The anniversary function commenced with the lighting of the butter lamp and offering of a traditional Tibetan scarf to the Dalai Lama's portrait by the Chief Guest.

The NGO's 20 years: An Incredible Journey and Achievement report in Tibetan and English was launched by the Chief Guests, and a short documentary on Lha's projects was screened during the gathering.

Ngawang Rabgyal, Lha's Director, briefly introduced the organisation, its activities and achievements to date in Tibetan, followed by Dorji Kyi, General Secretary, who read the same in English. Dukthen Kyi, Lha's Board member, read the Dalai Lama's special message for the occasion. Lha's founder and board members, long term volunteers and the longest serving staff member were honoured at the ceremony.

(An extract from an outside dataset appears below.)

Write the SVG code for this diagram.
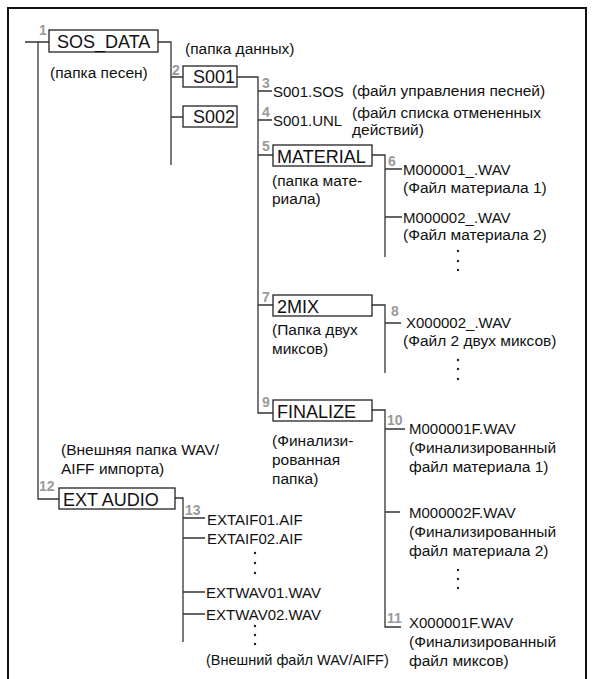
<svg xmlns="http://www.w3.org/2000/svg" width="594" height="679" viewBox="0 0 594 679">
<style>
.bx{fill:#fff;stroke:#222;stroke-width:1.3}
.bt{font-family:"Liberation Sans",Arial,sans-serif;font-size:18px;fill:#111}
.fn{font-family:"Liberation Sans",Arial,sans-serif;font-size:15px;fill:#111}
.an{font-family:"Liberation Sans",Arial,sans-serif;font-size:15.5px;fill:#111}
.an2{font-family:"Liberation Sans",Arial,sans-serif;font-size:14.5px;fill:#111}
.nm{font-family:"Liberation Sans",Arial,sans-serif;font-size:14px;font-weight:bold;fill:#9a9a9a}
.ln{fill:none;stroke:#333;stroke-width:1.3}
.dot{fill:#222}
</style>
<rect width="594" height="679" fill="#fff"/>
<path d="M8,679 V8 H586 V679" fill="none" stroke="#111" stroke-width="2"/>

<g id="connectors" class="ln">
<path d="M25,42 H49 M38,42 V499 H59"/>
<path d="M158,42 H171 V165 M171,77 H183 M171,117 H183"/>
<path d="M237,77 H258 V413 H273 M258,91 H272 M258,120 H272 M258,155 H273 M258,305 H273"/>
<path d="M372,155 H385 V257 M385,169 H402 M385,217 H402"/>
<path d="M372,305 H385 V373 M385,323 H401"/>
<path d="M372,410 H385 V627 H401 M385,429 H405 M385,512 H400"/>
<path d="M175,498 H183 V642 M183,518 H205 M183,538 H205 M183,592 H205 M183,614 H205"/>
</g>

<g id="n1">
<text class="nm" x="39" y="35">1</text>
<rect class="bx" x="49" y="30" width="109" height="22"/>
<text class="bt" x="57" y="47.5">SOS_DATA</text>
<text class="an" x="50" y="78">(папка песен)</text>
<text class="an" x="185" y="54">(папка данных)</text>
</g>
<g id="n2">
<text class="nm" x="172" y="75">2</text>
<rect class="bx" x="183" y="66" width="54" height="21"/>
<text class="bt" x="193" y="83">S001</text>
</g>
<g id="s002">
<rect class="bx" x="183" y="106" width="54" height="21"/>
<text class="bt" x="193" y="123">S002</text>
</g>
<g id="n3">
<text class="nm" x="262" y="88">3</text>
<text class="fn" x="273" y="97">S001.SOS</text>
<text class="an" x="352" y="96">(файл управления песней)</text>
</g>
<g id="n4">
<text class="nm" x="262" y="117">4</text>
<text class="fn" x="273" y="126">S001.UNL</text>
<text class="an" x="352" y="118">(файл списка отмененных</text>
<text class="an" x="352" y="135">действий)</text>
</g>
<g id="n5">
<text class="nm" x="262" y="151">5</text>
<rect class="bx" x="273" y="145" width="99" height="21"/>
<text class="bt" x="277" y="162.5">MATERIAL</text>
<text class="an" x="272" y="186">(папка мате-</text>
<text class="an" x="272" y="204">риала)</text>
</g>
<g id="n6">
<text class="nm" x="388" y="166">6</text>
<text class="fn" x="403" y="175">M000001_.WAV</text>
<text class="an" x="403" y="193">(Файл материала 1)</text>
<text class="fn" x="403" y="223">M000002_.WAV</text>
<text class="an" x="403" y="240">(Файл материала 2)</text>
<circle class="dot" cx="458" cy="251" r="1.2"/>
<circle class="dot" cx="458" cy="261" r="1.2"/>
<circle class="dot" cx="458" cy="270" r="1.2"/>
</g>
<g id="n7">
<text class="nm" x="262" y="302">7</text>
<rect class="bx" x="273" y="295" width="99" height="21"/>
<text class="bt" x="277" y="312.5">2MIX</text>
<text class="an" x="272" y="335">(Папка двух</text>
<text class="an" x="272" y="354">миксов)</text>
</g>
<g id="n8">
<text class="nm" x="391" y="316">8</text>
<text class="fn" x="406" y="328">X000002_.WAV</text>
<text class="an" x="403" y="346">(Файл 2 двух миксов)</text>
<circle class="dot" cx="458" cy="360" r="1.2"/>
<circle class="dot" cx="458" cy="369" r="1.2"/>
<circle class="dot" cx="458" cy="379" r="1.2"/>
</g>
<g id="n9">
<text class="nm" x="262" y="407">9</text>
<rect class="bx" x="273" y="400" width="99" height="21"/>
<text class="bt" x="277" y="417.5">FINALIZE</text>
<text class="an" x="272" y="446">(Финализи-</text>
<text class="an" x="272" y="465">рованная</text>
<text class="an" x="272" y="484">папка)</text>
</g>
<g id="n10">
<text class="nm" x="387" y="425">10</text>
<text class="fn" x="409" y="434">M000001F.WAV</text>
<text class="an" x="409" y="453">(Финализированный</text>
<text class="an" x="409" y="472">файл материала 1)</text>
<text class="fn" x="409" y="518">M000002F.WAV</text>
<text class="an" x="409" y="537">(Финализированный</text>
<text class="an" x="409" y="556">файл материала 2)</text>
<circle class="dot" cx="458" cy="570" r="1.2"/>
<circle class="dot" cx="458" cy="579" r="1.2"/>
<circle class="dot" cx="458" cy="588" r="1.2"/>
</g>
<g id="n11">
<text class="nm" x="387" y="623">11</text>
<text class="fn" x="409" y="628">X000001F.WAV</text>
<text class="an" x="409" y="647">(Финализированный</text>
<text class="an" x="409" y="666">файл миксов)</text>
</g>
<g id="n12">
<text class="an" x="61" y="455">(Внешняя папка WAV/</text>
<text class="an" x="61" y="474">AIFF импорта)</text>
<text class="nm" x="39" y="491">12</text>
<rect class="bx" x="59" y="488" width="116" height="21"/>
<text class="bt" x="63" y="505.5">EXT AUDIO</text>
</g>
<g id="n13">
<text class="nm" x="185" y="515">13</text>
<text class="fn" x="207" y="525">EXTAIF01.AIF</text>
<text class="fn" x="207" y="544">EXTAIF02.AIF</text>
<circle class="dot" cx="255" cy="553" r="1.2"/>
<circle class="dot" cx="255" cy="563" r="1.2"/>
<circle class="dot" cx="255" cy="573" r="1.2"/>
<text class="fn" x="206" y="598">EXTWAV01.WAV</text>
<text class="fn" x="206" y="620">EXTWAV02.WAV</text>
<circle class="dot" cx="255" cy="626" r="1.2"/>
<circle class="dot" cx="255" cy="635" r="1.2"/>
<circle class="dot" cx="255" cy="644" r="1.2"/>
<text class="an2" x="206" y="665">(Внешний файл WAV/AIFF)</text>
</g>
</svg>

In his address, the Chief Guest expressed appreciation for the work Lha has been doing, and he prayed for further improvements and the organisation's continuity in the future. He said he hopes that Lha will continue its services in Tibet in the future, which will help Tibetans as well as people all over the world.

Anniversary report presentation
The Dalai Lama with Lha's staff and volunteers
Guests at the 20 year anniversary celebration

== Awards ==
In 2014, Lha was awarded second place in the category of "Best Practices of Social Media Usage" in the South Asia-wide 3rd eNGO Challenge Award – Celebrating Digital Information Tools for Communities – South Asia. The Award recognizes the best non-government organisational practices of using information and communication technologies. The presentation ceremony was held at the India Habitat Centre in New Delhi on 5 November. From thousands of NGOs around South Asia, 307 NGOs from Afghanistan, Bangladesh, India, Nepal, Pakistan and Sri Lanka were nominated. In 2015, Lha was awarded first place in the category of "Best Use of Website & Internet Tools" in the 4th eNGO Challenge Award. Lha was recognized for its extensive online presence and effective use of digital tools to carry out its activities. The eNGO Challenge aspires to create an ecosystem by recognizing and honouring NGOs which are using Information Communication Technology (ICT) and digital media tools for good governance and practices that benefit societies and communities at large. It is a joint initiative of the Public Interest Registry (PIR) and the Digital Empowerment Foundation (DEF).